Skip to content

Latest commit

 

History

History
830 lines (637 loc) · 22.9 KB

File metadata and controls

830 lines (637 loc) · 22.9 KB

SIMD Optimization Analysis - MinCut Gated Transformer

Analysis Date: 2025-12-26 Crate: ruvector-mincut-gated-transformer Target Architectures: x86_64 (AVX2/AVX-512), ARM (NEON/SVE2)

Executive Summary

Critical performance bottlenecks identified across 4 core files. Implementing SIMD optimizations could yield 8-32x overall speedup for inference workloads. The INT8 GEMM kernel represents 80-90% of computation time and is the highest priority target.

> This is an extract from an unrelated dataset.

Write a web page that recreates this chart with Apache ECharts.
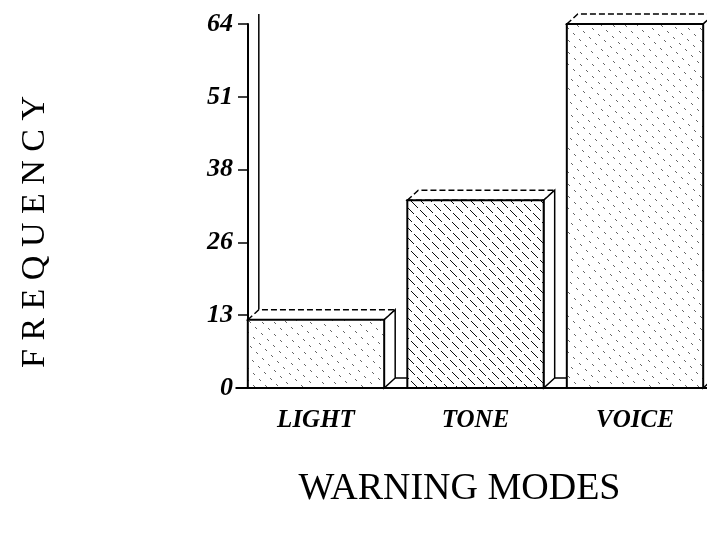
<!DOCTYPE html>
<html>
<head>
<meta charset="utf-8">
<script src="https://cdn.jsdelivr.net/npm/echarts@6/dist/echarts.min.js"></script>
<style>
  html, body { margin: 0; padding: 0; background: #fff; }
  #chart { width: 707px; height: 535px; }
</style>
</head>
<body>
<div id="chart"></div>
<script>
// data
const categories = ['LIGHT', 'TONE', 'VOICE'];
const frequency = [12, 33, 64];
const yTickLabels = ['0', '13', '26', '38', '51', '64'];

// hatch tiles: "\" lines, dashed, dash phase varies per line
function makeHatch(step, dashLen, dashOn, alpha) {
  const T = step * dashLen;
  const c = document.createElement('canvas');
  c.width = T; c.height = T;
  const ctx = c.getContext('2d');
  ctx.fillStyle = '#fff';
  ctx.fillRect(0, 0, T, T);
  ctx.fillStyle = 'rgba(0,0,0,' + alpha + ')';
  for (let i = 0; i < T; i++) {
    for (let j = 0; j < T; j++) {
      const m = ((i - j) % T + T) % T;
      if (m % step !== 0) continue;
      const k = m / step;
      const phase = (k * k * 7 + k * 3) % dashLen;
      if (((i + j + phase) % dashLen) < dashOn) ctx.fillRect(i, j, 1, 1);
    }
  }
  return c;
}
const fills = [
  makeHatch(12, 12, 4, 0.6),
  makeHatch(10, 18, 13, 0.95),
  makeHatch(12, 12, 4, 0.6)
];

const dx = 11, dy = -10; // depth of the 3d look

function renderBar(params, api) {
  const idx = api.value(0);
  const val = api.value(1);
  const base = api.coord([idx, 0]);
  const top = api.coord([idx, val]);
  const band = api.size([1, 0])[0];
  const w = band * 0.855;
  const x0 = base[0] - w / 2, x1 = base[0] + w / 2;
  const yB = base[1], yT = top[1];
  const children = [];
  if (params.dataIndex === 0) {
    const yMax = api.coord([0, 64])[1];
    children.push({
      type: 'line',
      shape: { x1: x0 + dx, y1: yMax + dy, x2: x0 + dx, y2: yT + dy },
      style: { stroke: '#000', lineWidth: 1.5 }
    });
  }
  if (params.dataIndex < categories.length - 1) {
    // floor edge behind the gap to the next bar
    children.push({
      type: 'line',
      shape: { x1: x1 + dx, y1: yB + dy, x2: x0 + band, y2: yB + dy },
      style: { stroke: '#000', lineWidth: 1.5 }
    });
  }
  children.push({
    type: 'polygon',
    shape: { points: [[x0, yT], [x0 + dx, yT + dy], [x1 + dx, yT + dy], [x1, yT]] },
    style: { fill: '#fff', stroke: '#000', lineWidth: 1.5, lineDash: [6, 3] }
  });
  children.push({
    type: 'polygon',
    shape: { points: [[x1, yT], [x1 + dx, yT + dy], [x1 + dx, yB + dy], [x1, yB]] },
    style: { fill: '#fff', stroke: '#000', lineWidth: 1.5 }
  });
  children.push({
    type: 'rect',
    shape: { x: x0, y: yT, width: w, height: yB - yT },
    style: {
      fill: { image: fills[params.dataIndex], repeat: 'repeat' },
      stroke: '#000', lineWidth: 2
    }
  });
  return { type: 'group', children: children };
}

const chart = echarts.init(document.getElementById('chart'));
chart.setOption({
  backgroundColor: '#fff',
  animation: false,
  grid: {
    left: 236.25, top: 24, right: -7.75, bottom: 147,
    outerBoundsMode: 'none', containLabel: false
  },
  xAxis: {
    type: 'category',
    data: categories,
    name: 'WARNING MODES',
    nameLocation: 'middle',
    nameGap: 82,
    nameTextStyle: {
      fontFamily: 'Liberation Serif', fontSize: 38, color: '#000',
      padding: [0, 32, 0, 0]
    },
    axisLine: { lineStyle: { color: '#000', width: 2 } },
    axisTick: { alignWithLabel: true, length: 12, lineStyle: { color: '#000', width: 1.5 } },
    axisLabel: {
      margin: 20, color: '#000', fontFamily: 'Liberation Serif',
      fontStyle: 'italic', fontWeight: 'bold', fontSize: 25
    }
  },
  yAxis: {
    type: 'value',
    min: 0, max: 64, interval: 12.8,
    offset: -11.75,
    name: 'F R E Q U E N C Y',
    nameLocation: 'middle',
    nameRotate: 90,
    nameGap: 196,
    nameTextStyle: {
      fontFamily: 'Liberation Serif', fontSize: 34, color: '#000',
      padding: [0, 52, 0, 0]
    },
    splitLine: { show: false },
    axisLine: { show: true, lineStyle: { color: '#000', width: 2 } },
    axisTick: { show: true, length: 10, lineStyle: { color: '#000', width: 1.5 } },
    axisLabel: {
      margin: 15, color: '#000', fontFamily: 'Liberation Serif',
      fontStyle: 'italic', fontWeight: 'bold', fontSize: 26,
      formatter: function (v, i) { return yTickLabels[i]; }
    }
  },
  series: [{
    type: 'custom',
    renderItem: renderBar,
    data: categories.map(function (c, i) { return [i, frequency[i]]; })
  }]
});
</script>
</body>
</html>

1. src/kernel/qgemm.rs - Matrix Multiplication (CRITICAL)

1.1 Hot Loop: INT8 Dot Product (Lines 61-68)

Current Implementation:

for kk in 0..k {
    let a_idx = i * k + kk;
    let b_idx = j * k + kk;
    let a_val = a.get(a_idx).copied().unwrap_or(0) as i64;
    let b_val = b.get(b_idx).copied().unwrap_or(0) as i64;
    acc = acc.saturating_add(a_val.saturating_mul(b_val));
}

Bottleneck Analysis:

  • Triple nested loop: O(m * n * k)
  • For typical transformer: m=1, n=768, k=768 → 590K iterations per layer
  • Sequential scalar multiply-accumulate
  • Memory access pattern: Sequential for A, strided for B (cache misses on B)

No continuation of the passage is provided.